> Source excerpt
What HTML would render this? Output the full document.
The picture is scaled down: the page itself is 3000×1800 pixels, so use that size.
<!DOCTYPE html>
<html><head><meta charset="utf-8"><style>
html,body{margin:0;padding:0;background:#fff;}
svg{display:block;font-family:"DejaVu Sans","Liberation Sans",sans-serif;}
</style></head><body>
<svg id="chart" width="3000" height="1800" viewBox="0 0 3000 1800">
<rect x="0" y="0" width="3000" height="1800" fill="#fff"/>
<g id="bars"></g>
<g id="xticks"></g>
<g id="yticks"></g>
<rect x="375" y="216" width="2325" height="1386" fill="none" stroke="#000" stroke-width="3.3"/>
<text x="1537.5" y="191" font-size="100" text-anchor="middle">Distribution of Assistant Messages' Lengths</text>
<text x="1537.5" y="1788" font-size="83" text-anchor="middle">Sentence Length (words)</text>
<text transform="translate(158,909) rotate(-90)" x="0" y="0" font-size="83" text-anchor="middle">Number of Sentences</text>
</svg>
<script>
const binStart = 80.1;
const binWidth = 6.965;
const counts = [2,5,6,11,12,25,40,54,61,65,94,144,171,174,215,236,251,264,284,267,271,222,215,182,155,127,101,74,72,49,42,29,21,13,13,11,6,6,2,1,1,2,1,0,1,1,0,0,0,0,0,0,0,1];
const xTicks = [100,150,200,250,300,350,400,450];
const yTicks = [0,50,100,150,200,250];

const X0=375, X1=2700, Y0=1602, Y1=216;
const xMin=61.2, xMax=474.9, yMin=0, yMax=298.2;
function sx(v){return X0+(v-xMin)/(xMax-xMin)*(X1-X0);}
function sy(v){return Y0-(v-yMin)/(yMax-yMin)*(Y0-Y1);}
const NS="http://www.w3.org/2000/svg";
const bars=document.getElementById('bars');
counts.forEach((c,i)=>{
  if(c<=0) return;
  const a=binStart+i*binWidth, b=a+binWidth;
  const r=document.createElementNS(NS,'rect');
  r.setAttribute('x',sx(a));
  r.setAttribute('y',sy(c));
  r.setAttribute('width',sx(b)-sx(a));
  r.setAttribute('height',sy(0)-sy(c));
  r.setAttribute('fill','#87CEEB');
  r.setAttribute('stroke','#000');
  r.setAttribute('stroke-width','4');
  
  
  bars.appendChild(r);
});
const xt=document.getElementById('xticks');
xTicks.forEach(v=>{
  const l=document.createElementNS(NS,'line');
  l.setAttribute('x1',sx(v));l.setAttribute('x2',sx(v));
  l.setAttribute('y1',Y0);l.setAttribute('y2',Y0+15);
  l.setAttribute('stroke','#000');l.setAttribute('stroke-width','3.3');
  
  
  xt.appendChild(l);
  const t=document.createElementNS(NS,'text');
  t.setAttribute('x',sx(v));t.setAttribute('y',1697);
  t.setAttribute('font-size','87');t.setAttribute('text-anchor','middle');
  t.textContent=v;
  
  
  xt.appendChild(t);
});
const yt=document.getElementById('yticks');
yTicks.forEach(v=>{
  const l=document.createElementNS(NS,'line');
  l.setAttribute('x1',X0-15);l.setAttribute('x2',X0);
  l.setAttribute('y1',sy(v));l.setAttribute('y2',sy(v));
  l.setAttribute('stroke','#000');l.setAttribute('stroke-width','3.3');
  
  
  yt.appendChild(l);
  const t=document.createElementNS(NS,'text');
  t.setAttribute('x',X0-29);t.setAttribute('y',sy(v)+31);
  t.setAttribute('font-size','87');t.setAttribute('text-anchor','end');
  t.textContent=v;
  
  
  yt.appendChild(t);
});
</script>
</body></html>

> Prompt
Please reproduce exactly the lines above, beginning with the first and ending with the line that contains "r.setAttribute('stroke-width','4');", and include nothing outside that range.

> Output
What HTML would render this? Output the full document.
The picture is scaled down: the page itself is 3000×1800 pixels, so use that size.
<!DOCTYPE html>
<html><head><meta charset="utf-8"><style>
html,body{margin:0;padding:0;background:#fff;}
svg{display:block;font-family:"DejaVu Sans","Liberation Sans",sans-serif;}
</style></head><body>
<svg id="chart" width="3000" height="1800" viewBox="0 0 3000 1800">
<rect x="0" y="0" width="3000" height="1800" fill="#fff"/>
<g id="bars"></g>
<g id="xticks"></g>
<g id="yticks"></g>
<rect x="375" y="216" width="2325" height="1386" fill="none" stroke="#000" stroke-width="3.3"/>
<text x="1537.5" y="191" font-size="100" text-anchor="middle">Distribution of Assistant Messages' Lengths</text>
<text x="1537.5" y="1788" font-size="83" text-anchor="middle">Sentence Length (words)</text>
<text transform="translate(158,909) rotate(-90)" x="0" y="0" font-size="83" text-anchor="middle">Number of Sentences</text>
</svg>
<script>
const binStart = 80.1;
const binWidth = 6.965;
const counts = [2,5,6,11,12,25,40,54,61,65,94,144,171,174,215,236,251,264,284,267,271,222,215,182,155,127,101,74,72,49,42,29,21,13,13,11,6,6,2,1,1,2,1,0,1,1,0,0,0,0,0,0,0,1];
const xTicks = [100,150,200,250,300,350,400,450];
const yTicks = [0,50,100,150,200,250];

const X0=375, X1=2700, Y0=1602, Y1=216;
const xMin=61.2, xMax=474.9, yMin=0, yMax=298.2;
function sx(v){return X0+(v-xMin)/(xMax-xMin)*(X1-X0);}
function sy(v){return Y0-(v-yMin)/(yMax-yMin)*(Y0-Y1);}
const NS="http://www.w3.org/2000/svg";
const bars=document.getElementById('bars');
counts.forEach((c,i)=>{
  if(c<=0) return;
  const a=binStart+i*binWidth, b=a+binWidth;
  const r=document.createElementNS(NS,'rect');
  r.setAttribute('x',sx(a));
  r.setAttribute('y',sy(c));
  r.setAttribute('width',sx(b)-sx(a));
  r.setAttribute('height',sy(0)-sy(c));
  r.setAttribute('fill','#87CEEB');
  r.setAttribute('stroke','#000');
  r.setAttribute('stroke-width','4');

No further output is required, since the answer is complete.